Some of Russia’s richest businessmen voluntarily transferred about 220 billion rubles ($3 billion) to the state treasury, Russian economic weekly Expert reported on Monday.
Photo: SITA/AP, Vyacheslav Prokofyev
Russian President Vladimir Putin
An anonymous federal official told Expert that it could be about 300 billion rubles ($4.1 billion) by the end of the fiscal year, according to expectations.
Russian President Vladimir Putin asked invited oligarchs at a meeting in the Kremlin on March 26 to contribute to the country’s budget in an effort to stabilize state finances amid the ongoing invasion of Ukraine.
“One of the participants in the meeting said that he believed that they had to give a certain very large amount of money to the state.
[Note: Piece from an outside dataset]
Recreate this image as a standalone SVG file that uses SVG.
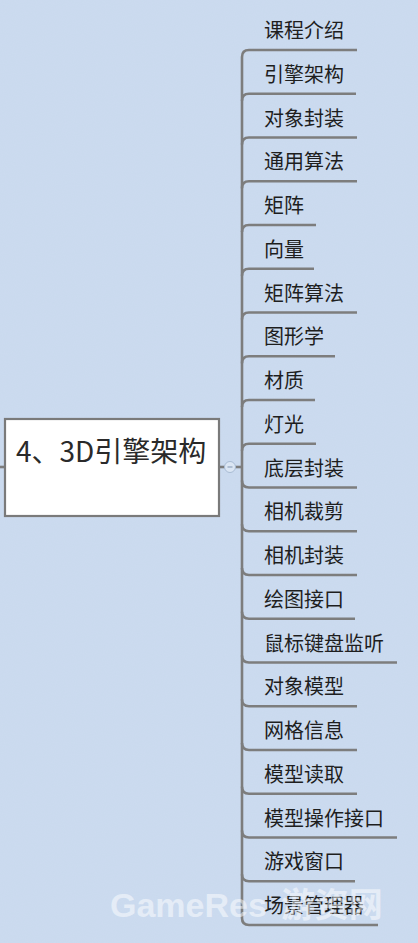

It was his family’s decision,” Kremlin spokesman Dmitry Peskov said. He did not name the businessman.
A source close to one of the participants told Expert that this person was Sulejman Kerimov. According to The Financial Times sources, he promised 100 billion rubles, and the tycoon Oleg Deripaska is said to have also committed to the contribution.
The Expert weekly reported that businessmen are channeling their money to the Russian government through shell companies and corporate foundations in progressively smaller amounts.
Representatives of Sulejman Kerimov, Vladimir Potanin, Oleg Deripaska, the Ministry of Finance and the State Treasury did not respond to questions from the weekly Expert.
According to the government portal “Electronic budget”, as of May 27, the total amount of free payments to the state treasury from non-governmental organizations amounted to 220 billion rubles. The budget law assumed that revenues of this type for the entire year 2026 will reach 1.7 billion rubles.
Analysts told the magazine that this could cover about 15 percent of the ballooning budget deficit. The deficit from January to April reached 79.7 billion dollars (2.5 percent of GDP), surpassing the government’s original annual plan of 52 billion dollars ahead of schedule.
Bloomberg reported Monday that Russian finance ministry and central bank officials recently warned Putin that excessive war spending was creating a permanent hole in the budget.